Eclipse has a Run Configurations screen with a Classpath tab.

I had some jars listed in the "user entries" section of this tab but my project did not run until I duplicated those jar files into the "bootstrap entries" section. After the jars were listed in both sections, the project ran successfully.

Why?

What's the difference between these two different categories of Classpath settings?

Was it helpful?

Solution

Can you generate the jar file both ways extract them and compare them. I am horribly curious if the jar file changed when you added the entry. Some information on class loading might offer some insight. The specification for jar files doesn't really offer any hints.

OTHER TIPS

The difference is the order of their specification in the classloaders.

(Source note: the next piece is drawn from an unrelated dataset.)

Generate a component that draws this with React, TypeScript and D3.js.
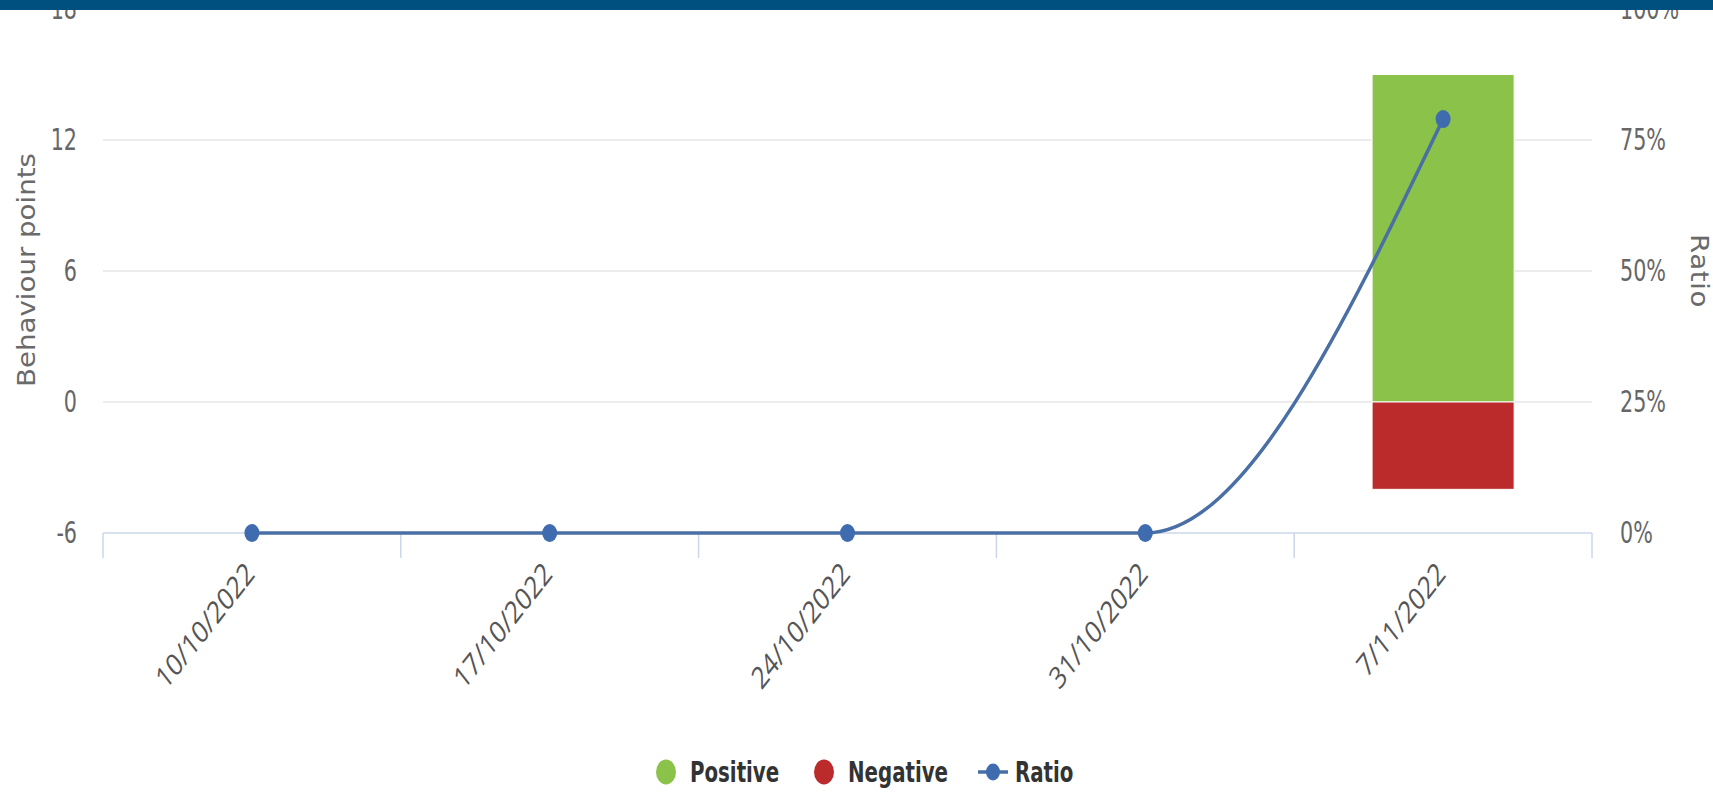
import React from "react";
import * as d3 from "d3";

const categories = ["10/10/2022", "17/10/2022", "24/10/2022", "31/10/2022", "7/11/2022"];
const positive = [0, 0, 0, 0, 15];
const negative = [0, 0, 0, 0, -4];
const ratio = [0, 0, 0, 0, 0.79];
const leftTicks = [-6, 0, 6, 12, 18];
const rightTicks = [0, 0.25, 0.5, 0.75, 1];

const W = 1713;
const H = 794;
const SY = 1.28;
const narrow = "'Liberation Sans Narrow', 'DejaVu Sans Condensed', 'Roboto', sans-serif";

export default function App() {
  const x = d3.scaleBand<string>().domain(categories).range([103, 1592]).padding(0);
  const bw = x.bandwidth();
  const barW = bw * 0.477;
  const y = d3.scaleLinear().domain([-6, 18]).range([533, 9]);
  const yr = d3.scaleLinear().domain([0, 1]).range([533, 9]);
  const cx = (c: string) => (x(c) as number) + bw / 2;

  const line = d3
    .line<number>()
    .x((_, i) => cx(categories[i]))
    .y((d) => yr(d))
    .curve(d3.curveMonotoneX);

  const tickXs = [...categories.map((c) => x(c) as number), 1592];

  return (
    <svg width={W} height={H} style={{ position: "absolute", left: 0, top: 0, background: "#fff" }}>
      {leftTicks.filter((t) => t !== -6).map((t) => (
        <line key={t} x1={103} x2={1592} y1={y(t)} y2={y(t)} stroke="#e6e6e6" strokeWidth={1.5} />
      ))}
      <line x1={103} x2={1592} y1={533} y2={533} stroke="#ccd6eb" strokeWidth={1.5} />
      {tickXs.map((tx, i) => (
        <line key={i} x1={tx} x2={tx} y1={533} y2={558} stroke="#ccd6eb" strokeWidth={1.5} />
      ))}
      {categories.map((c, i) =>
        positive[i] > 0 ? (
          <rect key={"p" + i} x={cx(c) - barW / 2} y={y(positive[i])} width={barW} height={y(0) - y(positive[i])} fill="#8bc34a" stroke="#fff" strokeWidth={1} />
        ) : null
      )}
      {categories.map((c, i) =>
        negative[i] < 0 ? (
          <rect key={"n" + i} x={cx(c) - barW / 2} y={y(0)} width={barW} height={y(negative[i]) - y(0)} fill="#bb2b2b" stroke="#fff" strokeWidth={1} />
        ) : null
      )}
      <path d={line(ratio) || ""} fill="none" stroke="#4a6fa5" strokeWidth={3.5} />
      {ratio.map((r, i) => (
        <ellipse key={i} cx={cx(categories[i])} cy={yr(r)} rx={7.5} ry={9} fill="#3f6cae" />
      ))}
      {leftTicks.map((t) => (
        <text key={t} transform={`translate(77,${y(t)}) scale(1,${SY})`} dy="0.35em" textAnchor="end" fontFamily={narrow} fontSize={23} fill="#666">
          {t}
        </text>
      ))}
      {rightTicks.map((t) => (
        <text key={t} transform={`translate(1620,${yr(t)}) scale(1,${SY})`} dy="0.35em" textAnchor="start" fontFamily={narrow} fontSize={23} fill="#666">
          {d3.format(".0%")(t)}
        </text>
      ))}
      {categories.map((c) => (
        <text key={c} transform={`translate(${cx(c) - 2},${568}) scale(1,${SY}) rotate(-45)`} dy="0.35em" textAnchor="end" fontFamily="'Open Sans', sans-serif" fontSize={24} fill="#555">
          {c}
        </text>
      ))}
      <text transform={`translate(27,270) scale(1,${SY}) rotate(-90)`} dy="0.35em" textAnchor="middle" fontFamily={narrow} fontSize={24} fill="#6a6a6a">
        Behaviour points
      </text>
      <text transform={`translate(1699,271) scale(1,${SY}) rotate(90)`} dy="0.35em" textAnchor="middle" fontFamily={narrow} fontSize={24} fill="#6a6a6a" letterSpacing={0.5}>
        Ratio
      </text>
      <rect x={0} y={0} width={W} height={10} fill="#00507f" />
      <g>
        <ellipse cx={666} cy={772} rx={10} ry={12.5} fill="#8bc34a" />
        <text transform={`translate(690,772) scale(1,${SY})`} dy="0.35em" fontFamily={narrow} fontWeight="bold" fontSize={22} fill="#333">Positive</text>
        <ellipse cx={824} cy={772} rx={10} ry={12.5} fill="#bb2b2b" />
        <text transform={`translate(848,772) scale(1,${SY})`} dy="0.35em" fontFamily={narrow} fontWeight="bold" fontSize={22} fill="#333">Negative</text>
        <line x1={978} x2={1008} y1={772} y2={772} stroke="#4a6fa5" strokeWidth={3.5} />
        <ellipse cx={993} cy={772} rx={7} ry={8.5} fill="#3f6cae" />
        <text transform={`translate(1015,772) scale(1,${SY})`} dy="0.35em" fontFamily={narrow} fontWeight="bold" fontSize={22} fill="#333">Ratio</text>
      </g>
    </svg>
  );
}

The bootstrap classpath is managed by the top-level classloader when starting the VM that will execute the app. (From a commandline this is speicfied using -Xbootclasspath)

The user classpath are entries that are managed by the application classloader.

Any entries in the bootstrap classpath take precedence over the user classpath.

These are initialized based on the project containing the application to launch, but you can modify them in the launcher configuration for the application you wnat to launch in eclipse.

As to why it didn't work: what were the jars? Were they things that needed to be loaded from the runtime classes (like xml parser replacement libs?)

See http://java.sun.com/j2se/1.4.2/docs/tooldocs/findingclasses.html for more details.

-- Scott

One of them is for checking the sources/classpaths in the editor, the other is for the runtime environment.

I think.

What the hell, I'm maxed out today anyway.